Bewegungsabläufe sichtbar und Menschen dabei zu unterstützen, sie spielerisch richtig zu machen, ist das Ziel von MOTUM. Im Speziallabor für Bewegungswissenschaft wird die individuelle Bewegungs-DNA geknackt und optimiert.
Durchaus verrückt. Der Geistesblitz traf sie sitzend. „Ja, die Vision ist auf einer Bank am Weg auf die Umbrüggler Alm entstanden“, weiß Gerald Schwaninger. Schwaninger ist CEO von Motum, dem Human Performance Institute in Innsbruck. Er erzählt diese Geschichte gerne, schließlich steckt der Startschuss für seinen Traumjob in ihr. Und die Geschichte ist ja auch gut. „Christian Fink und sein mitbester Freund Reinhard Huber hatten auf dieser Bank darüber gesprochen, dass es doch eine Möglichkeit geben müsse, Bewegungsabläufe auf Grundlage von wissenschaftlichen Daten messbar und sichtbar zu machen“, erzählt Schwaninger. Das Gesprächsthema ist nicht unbedingt ein Klassiker auf einer kleinen Wanderrunde mit Freunden. Doch Christian Fink ist Facharzt für Unfallchirurgie und Sporttraumatologie. Reinhard Huber ist Physiotherapeut. Bewegungen sind „ihr Ding“ – berufsbedingt natürlich vor allem jene Bewegungen, die nach Verletzungen oder Operationen wieder schmerzfrei, locker, stark und vor allem richtig fließen sollen. Nicht nur für Sportler ist das der Schlüssel zum Comeback. Der Bewegungsapparat trägt alle Menschen – den ganzen Tag, ein Leben lang. Wer sich falsch bewegt, ein Bein beispielsweise stärker belastet als das andere oder in der Ausübung des Berufes verflixte Fehlhaltungen einnimmt, kann das irgendwann in Form von schmerzhaften Abnützungen zu spüren bekommen. „Kleinigkeiten können der Auslöser sein. Zum Beispiel, wenn eine Kellnerin das Tablett immer nur mit der rechten Hand trägt und dann Schulterschmerzen bekommt“, macht Schwaninger auf Haltungsschwächen aufmerksam, die zu Haltungsschäden führen können.

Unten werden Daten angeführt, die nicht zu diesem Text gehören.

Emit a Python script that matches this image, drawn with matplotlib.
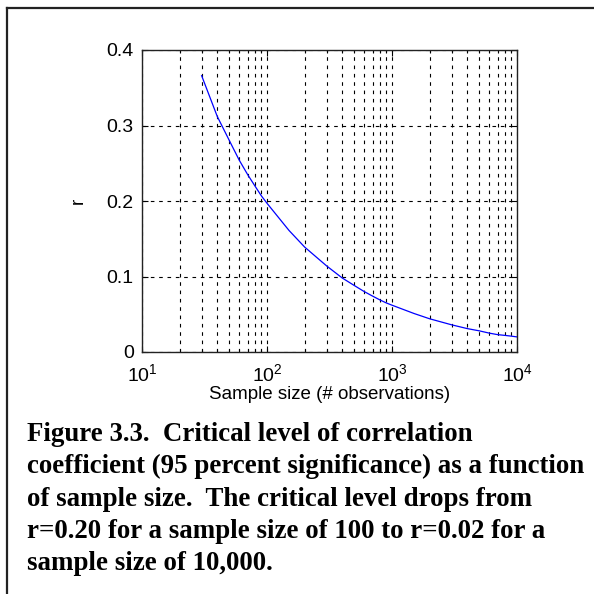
import matplotlib
matplotlib.use("Agg")
import matplotlib.pyplot as plt
from matplotlib.lines import Line2D
from matplotlib.ticker import LogLocator, FixedLocator, NullFormatter

plt.rcParams['font.family'] = ['Liberation Sans', 'DejaVu Sans']
plt.rcParams['mathtext.default'] = 'regular'
plt.rcParams['lines.scale_dashes'] = False

# data
sample_size = [30, 40, 50, 60, 70, 80, 90, 100, 150, 200, 300, 400, 500, 600,
               700, 800, 900, 1000, 1500, 2000, 3000, 4000, 5000, 6000, 7000,
               8000, 9000, 10000]
r_critical = [0.366, 0.312, 0.28, 0.254, 0.235, 0.22, 0.207, 0.197, 0.161,
              0.139, 0.114, 0.098, 0.088, 0.080, 0.074, 0.069, 0.065, 0.062,
              0.051, 0.044, 0.036, 0.031, 0.028, 0.025, 0.023, 0.022, 0.021,
              0.020]
x_ticks = [10, 100, 1000, 10000]
x_tick_labels = ['$10^{1}$', '$10^{2}$', '$10^{3}$', '$10^{4}$']
y_ticks = [0, 0.1, 0.2, 0.3, 0.4]
y_tick_labels = ['0', '0.1', '0.2', '0.3', '0.4']
x_label = 'Sample size (# observations)'
y_label = 'r'
caption_lines = [
    'Figure 3.3.  Critical level of correlation',
    'coefficient (95 percent significance) as a function',
    'of sample size.  The critical level drops from',
    'r=0.20 for a sample size of 100 to r=0.02 for a',
    'sample size of 10,000.',
]

W = H = 594
fig = plt.figure(figsize=(5.94, 5.94), dpi=100)
fig.patch.set_facecolor('white')

def fx(px):
    return px / W

def fy(py):
    return 1 - py / H

ax = fig.add_axes([fx(142), fy(352), fx(517) - fx(142), fy(50) - fy(352)])
ax.set_xscale('log')
ax.set_xlim(10, 10000)
ax.set_ylim(0, 0.4)

ax.plot(sample_size, r_critical, color='#0000ff', lw=0.9)

ax.xaxis.set_major_locator(FixedLocator(x_ticks))
ax.set_xticklabels(x_tick_labels)
ax.xaxis.set_minor_locator(LogLocator(base=10, subs=range(2, 10)))
ax.xaxis.set_minor_formatter(NullFormatter())
ax.set_yticks(y_ticks)
ax.set_yticklabels(y_tick_labels)

dash = (0, (2.6, 3.4))
ax.grid(True, which='major', axis='both', color='black', lw=0.8, linestyle=dash)
ax.grid(True, which='minor', axis='x', color='black', lw=0.8, linestyle=dash)

ax.tick_params(which='both', direction='in', top=True, right=True,
               labelsize=14, colors='black')
ax.tick_params(which='major', length=4, width=0.8)
ax.tick_params(which='minor', length=2.5, width=0.8)
ax.tick_params(axis='x', pad=8)
ax.tick_params(axis='y', pad=6)
for s in ax.spines.values():
    s.set_linewidth(1.0)
    s.set_color('#222222')

ax.set_xlabel(x_label, fontsize=13.5, labelpad=1)
ax.set_ylabel(y_label, fontsize=13.5, labelpad=14)

# caption
for i, line in enumerate(caption_lines):
    fig.text(fx(27), fy(441 + 32.3 * i), line, fontsize=19.35,
             fontweight='bold', family='Liberation Serif', va='baseline',
             ha='left', color='black')

# outer frame (left and top edges)
fig.add_artist(Line2D([fx(6.5), fx(6.5)], [fy(8), fy(600)], color='#222222',
                      lw=1.6, transform=fig.transFigure))
fig.add_artist(Line2D([fx(6.5), fx(594)], [fy(8), fy(8)], color='#222222',
                      lw=1.6, transform=fig.transFigure))

fig.savefig('out.png', dpi=100, facecolor='white')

Weil aber selbst das bestens geschulte Auge eines Therapeuten oder Arztes bei der ultimativen Bewertung der Bewegungsabläufe an seine Grenzen stoßen kann, beschlossen die zwei Freunde, diese Grenzen mithilfe der Digitalisierung, ausgefeilter Sensorik und wissenschaftlicher Daten zu überschreiten. „Das war der Beginn dieser durchaus verrückten Einrichtung“, sagt Schwaninger.
Durchaus verrückt? Wer einen Blick in das Ende 2022 eröffnete Speziallabor für Bewegungswissenschaft wirft, versteht, was er meint. Da hüpft eine Frau, an deren Armen und Beinen Sensoren angebracht sind, zwischen beziehungsweise auf neun eckigen Feldern hin und her. Der große Bildschirm vor ihr zeigt ein Spielfeld mit ebenso neun Feldern wo eine Art digitale Trainerin die Bewegungen vormacht, welchen die Frau im Labor folgt. Es sieht wie eine Virtual Reality-Challenge aus, spielerisch und nach viel Spaß. Das ist es auch, doch der Clou dieser spacig anmutenden Bewegungen steckt im Computer. Dort werden die Bewegungsabläufe haarklein analysiert. „Man kann sichtbar machen, wie so eine Bewegung abläuft und aufgrund der wissenschaftlichen Professionalität und Datenlage im Hintergrund sehen, wo man nicht richtig belastet“, erklärt Gerald Schwaninger.
Diese Erkenntnis ist für ehrgeizige Sportler genauso entscheidend wie für Menschen, die schlicht vermeiden wollen, falsche aber verinnerlichte Fehlbelastungen schmerzhaft zu bereuen. Auf Grundlage der Analyse kann ein Trainingsplan erstellt werden, um „es“ in Zukunft richtig zu machen. „Die Gewohnheit ist ein Teufel. Wenn du aber dein eigenes Bewegungsmuster vor dir siehst, hat das einen ganz anderen Erinnerungsanker und durch das Spüren und Sehen fällt es auch leichter, umzulernen“, weiß Schwaninger, der vor allem den präventiven Ansatz reizvoll findet und betont: „Es geht darum, das Bewegungsverhalten so auszurichten, dass man gesund durchs Leben gehen kann.“ Ein schönes Ziel. Gar nicht verrückt.